RECORDED DATA
::::::

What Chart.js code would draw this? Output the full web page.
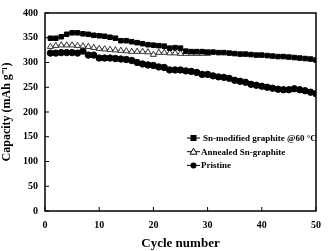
<!DOCTYPE html>
<html>
<head>
<meta charset="utf-8">
<script src="https://cdn.jsdelivr.net/npm/chart.js@4/dist/chart.umd.min.js"></script>
<style>
  html,body{margin:0;padding:0;background:#fff;}
  #c{display:block;}
</style>
</head>
<body>
<canvas id="c" width="329" height="251"></canvas>
<script>
const cycles = Array.from({length:50},(_,i)=>i+1);

const snModified = [349,349,352,357,360,360,358,357,355,354,353,351,349,344,344,342,340,338,336,335,
  334,333,329,330,329,323,322,322,322,321,321,320,320,319,318,317,317,316,315,315,
  314,313,312,312,311,310,309,308,307,305];

const annealed = [332,334,335,335,335,334,333,332,330,328,327,326,325,324,323,322,322,322,321,316,
  320,320,319,319,318,318,318,318,318,318];

const pristine = [319,319,320,320,320,319,323,315,315,309,309,309,308,307,306,304,300,297,295,294,
  291,290,285,285,285,283,282,280,276,276,273,271,270,268,264,262,260,256,254,252,
  250,248,246,245,245,247,245,243,240,237];

const seriesLabels = ["Sn-modified graphite @60 °C","Annealed Sn-graphite","Pristine"];
const xTicks = [0,10,20,30,40,50];
const yTicks = [0,50,100,150,200,250,300,350,400];

const FONT = "'Liberation Serif','Times New Roman',serif";

function pts(vals){ return vals.map((v,i)=>({x:cycles[i], y:v})); }

// frame + inward ticks
const frame = {
  id:"frame",
  afterDraw(ch){
    const {ctx, chartArea:a, scales} = ch;
    ctx.save();
    ctx.strokeStyle = "#000";
    ctx.lineWidth = 1.5;
    ctx.strokeRect(a.left, a.top, a.right-a.left, a.bottom-a.top);
    ctx.lineWidth = 1;
    ctx.beginPath();
    xTicks.forEach(t=>{
      const x = scales.x.getPixelForValue(t);
      ctx.moveTo(x, a.bottom); ctx.lineTo(x, a.bottom-4);
    });
    yTicks.forEach(t=>{
      const y = scales.y.getPixelForValue(t);
      ctx.moveTo(a.left, y); ctx.lineTo(a.left+4, y);
    });
    ctx.stroke();
    ctx.restore();
  }
};

// legend inside the plot
const inLegend = {
  id:"inLegend",
  afterDraw(ch){
    const ctx = ch.ctx;
    const x0 = 187, tx = 201, y0 = 138, dy = 13.7;
    ctx.save();
    ctx.font = "bold 9px " + FONT;
    ctx.textBaseline = "middle";
    ctx.fillStyle = "#000";
    ch.data.datasets.forEach((ds,i)=>{
      const y = y0 + i*dy;
      ctx.strokeStyle = "#000";
      ctx.lineWidth = 1;
      ctx.beginPath(); ctx.moveTo(x0,y); ctx.lineTo(x0+13,y); ctx.stroke();
      const cx = x0+6.5;
      ctx.beginPath();
      if(ds.pointStyle==="rect"){
        ctx.fillRect(cx-3,y-3,6,6);
      } else if(ds.pointStyle==="triangle"){
        ctx.moveTo(cx,y-3.5); ctx.lineTo(cx+3.5,y+2.5); ctx.lineTo(cx-3.5,y+2.5); ctx.closePath();
        ctx.fillStyle="#fff"; ctx.fill(); ctx.stroke(); ctx.fillStyle="#000";
      } else {
        ctx.arc(cx,y,3,0,Math.PI*2); ctx.fill();
      }
      ctx.fillText(ds.label, tx + (i===0?2:0), y+0.5);
    });
    ctx.restore();
  }
};

new Chart(document.getElementById("c"),{
  type:"line",
  data:{
    datasets:[{
      label:seriesLabels[0],
      data:pts(snModified),
      pointStyle:"rect",
      pointRadius:3.2,
      backgroundColor:"#000",
      borderColor:"#000",
      borderWidth:1
    },{
      label:seriesLabels[1],
      data:pts(annealed),
      pointStyle:"triangle",
      pointRadius:3.5,
      pointBackgroundColor:"#fff",
      pointBorderColor:"#333",
      backgroundColor:"#fff",
      borderColor:"#555",
      borderWidth:1
    },{
      label:seriesLabels[2],
      data:pts(pristine),
      pointStyle:"circle",
      pointRadius:3.2,
      backgroundColor:"#000",
      borderColor:"#000",
      borderWidth:1
    }]
  },
  options:{
    responsive:false,
    animation:false,
    layout:{padding:{top:5,right:7,left:0,bottom:0}},
    plugins:{legend:{display:false}, tooltip:{enabled:false}},
    scales:{
      x:{
        type:"linear",
        min:0,max:50,
        afterBuildTicks(s){ s.ticks = xTicks.map(v=>({value:v})); },
        afterFit(s){ s.height = 40; },
        grid:{display:false, drawTicks:false},
        border:{display:false},
        ticks:{color:"#000", padding:8, font:{family:FONT, size:10, weight:"bold"}},
        title:{display:true, text:"Cycle number", color:"#000", padding:{top:2,bottom:0},
          font:{family:FONT, size:13, weight:"bold"}}
      },
      y:{
        min:0,max:400,
        afterBuildTicks(s){ s.ticks = yTicks.map(v=>({value:v})); },
        afterFit(s){ s.width = 45; },
        grid:{display:false, drawTicks:false},
        border:{display:false},
        ticks:{color:"#000", padding:7, font:{family:FONT, size:10, weight:"bold"}},
        title:{display:true, text:"Capacity (mAh g\u207B\u00B9)", color:"#000", padding:{top:0,bottom:0},
          font:{family:FONT, size:12, weight:"bold"}}
      }
    }
  },
  plugins:[frame, inLegend]
});
</script>
</body>
</html>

::::::

SET PROBLEM
The listing above must be printed again exactly, minus its pictures.

ANSWER TO THIS EXERCISE
What Chart.js code would draw this? Output the full web page.
<!DOCTYPE html>
<html>
<head>
<meta charset="utf-8">
<script src="https://cdn.jsdelivr.net/npm/chart.js@4/dist/chart.umd.min.js"></script>
<style>
  html,body{margin:0;padding:0;background:#fff;}
  #c{display:block;}
</style>
</head>
<body>
<canvas id="c" width="329" height="251"></canvas>
<script>
const cycles = Array.from({length:50},(_,i)=>i+1);

const snModified = [349,349,352,357,360,360,358,357,355,354,353,351,349,344,344,342,340,338,336,335,
  334,333,329,330,329,323,322,322,322,321,321,320,320,319,318,317,317,316,315,315,
  314,313,312,312,311,310,309,308,307,305];

const annealed = [332,334,335,335,335,334,333,332,330,328,327,326,325,324,323,322,322,322,321,316,
  320,320,319,319,318,318,318,318,318,318];

const pristine = [319,319,320,320,320,319,323,315,315,309,309,309,308,307,306,304,300,297,295,294,
  291,290,285,285,285,283,282,280,276,276,273,271,270,268,264,262,260,256,254,252,
  250,248,246,245,245,247,245,243,240,237];

const seriesLabels = ["Sn-modified graphite @60 °C","Annealed Sn-graphite","Pristine"];
const xTicks = [0,10,20,30,40,50];
const yTicks = [0,50,100,150,200,250,300,350,400];

const FONT = "'Liberation Serif','Times New Roman',serif";

function pts(vals){ return vals.map((v,i)=>({x:cycles[i], y:v})); }

// frame + inward ticks
const frame = {
  id:"frame",
  afterDraw(ch){
    const {ctx, chartArea:a, scales} = ch;
    ctx.save();
    ctx.strokeStyle = "#000";
    ctx.lineWidth = 1.5;
    ctx.strokeRect(a.left, a.top, a.right-a.left, a.bottom-a.top);
    ctx.lineWidth = 1;
    ctx.beginPath();
    xTicks.forEach(t=>{
      const x = scales.x.getPixelForValue(t);
      ctx.moveTo(x, a.bottom); ctx.lineTo(x, a.bottom-4);
    });
    yTicks.forEach(t=>{
      const y = scales.y.getPixelForValue(t);
      ctx.moveTo(a.left, y); ctx.lineTo(a.left+4, y);
    });
    ctx.stroke();
    ctx.restore();
  }
};

// legend inside the plot
const inLegend = {
  id:"inLegend",
  afterDraw(ch){
    const ctx = ch.ctx;
    const x0 = 187, tx = 201, y0 = 138, dy = 13.7;
    ctx.save();
    ctx.font = "bold 9px " + FONT;
    ctx.textBaseline = "middle";
    ctx.fillStyle = "#000";
    ch.data.datasets.forEach((ds,i)=>{
      const y = y0 + i*dy;
      ctx.strokeStyle = "#000";
      ctx.lineWidth = 1;
      ctx.beginPath(); ctx.moveTo(x0,y); ctx.lineTo(x0+13,y); ctx.stroke();
      const cx = x0+6.5;
      ctx.beginPath();
      if(ds.pointStyle==="rect"){
        ctx.fillRect(cx-3,y-3,6,6);
      } else if(ds.pointStyle==="triangle"){
        ctx.moveTo(cx,y-3.5); ctx.lineTo(cx+3.5,y+2.5); ctx.lineTo(cx-3.5,y+2.5); ctx.closePath();
        ctx.fillStyle="#fff"; ctx.fill(); ctx.stroke(); ctx.fillStyle="#000";
      } else {
        ctx.arc(cx,y,3,0,Math.PI*2); ctx.fill();
      }
      ctx.fillText(ds.label, tx + (i===0?2:0), y+0.5);
    });
    ctx.restore();
  }
};

new Chart(document.getElementById("c"),{
  type:"line",
  data:{
    datasets:[{
      label:seriesLabels[0],
      data:pts(snModified),
      pointStyle:"rect",
      pointRadius:3.2,
      backgroundColor:"#000",
      borderColor:"#000",
      borderWidth:1
    },{
      label:seriesLabels[1],
      data:pts(annealed),
      pointStyle:"triangle",
      pointRadius:3.5,
      pointBackgroundColor:"#fff",
      pointBorderColor:"#333",
      backgroundColor:"#fff",
      borderColor:"#555",
      borderWidth:1
    },{
      label:seriesLabels[2],
      data:pts(pristine),
      pointStyle:"circle",
      pointRadius:3.2,
      backgroundColor:"#000",
      borderColor:"#000",
      borderWidth:1
    }]
  },
  options:{
    responsive:false,
    animation:false,
    layout:{padding:{top:5,right:7,left:0,bottom:0}},
    plugins:{legend:{display:false}, tooltip:{enabled:false}},
    scales:{
      x:{
        type:"linear",
        min:0,max:50,
        afterBuildTicks(s){ s.ticks = xTicks.map(v=>({value:v})); },
        afterFit(s){ s.height = 40; },
        grid:{display:false, drawTicks:false},
        border:{display:false},
        ticks:{color:"#000", padding:8, font:{family:FONT, size:10, weight:"bold"}},
        title:{display:true, text:"Cycle number", color:"#000", padding:{top:2,bottom:0},
          font:{family:FONT, size:13, weight:"bold"}}
      },
      y:{
        min:0,max:400,
        afterBuildTicks(s){ s.ticks = yTicks.map(v=>({value:v})); },
        afterFit(s){ s.width = 45; },
        grid:{display:false, drawTicks:false},
        border:{display:false},
        ticks:{color:"#000", padding:7, font:{family:FONT, size:10, weight:"bold"}},
        title:{display:true, text:"Capacity (mAh g\u207B\u00B9)", color:"#000", padding:{top:0,bottom:0},
          font:{family:FONT, size:12, weight:"bold"}}
      }
    }
  },
  plugins:[frame, inLegend]
});
</script>
</body>
</html>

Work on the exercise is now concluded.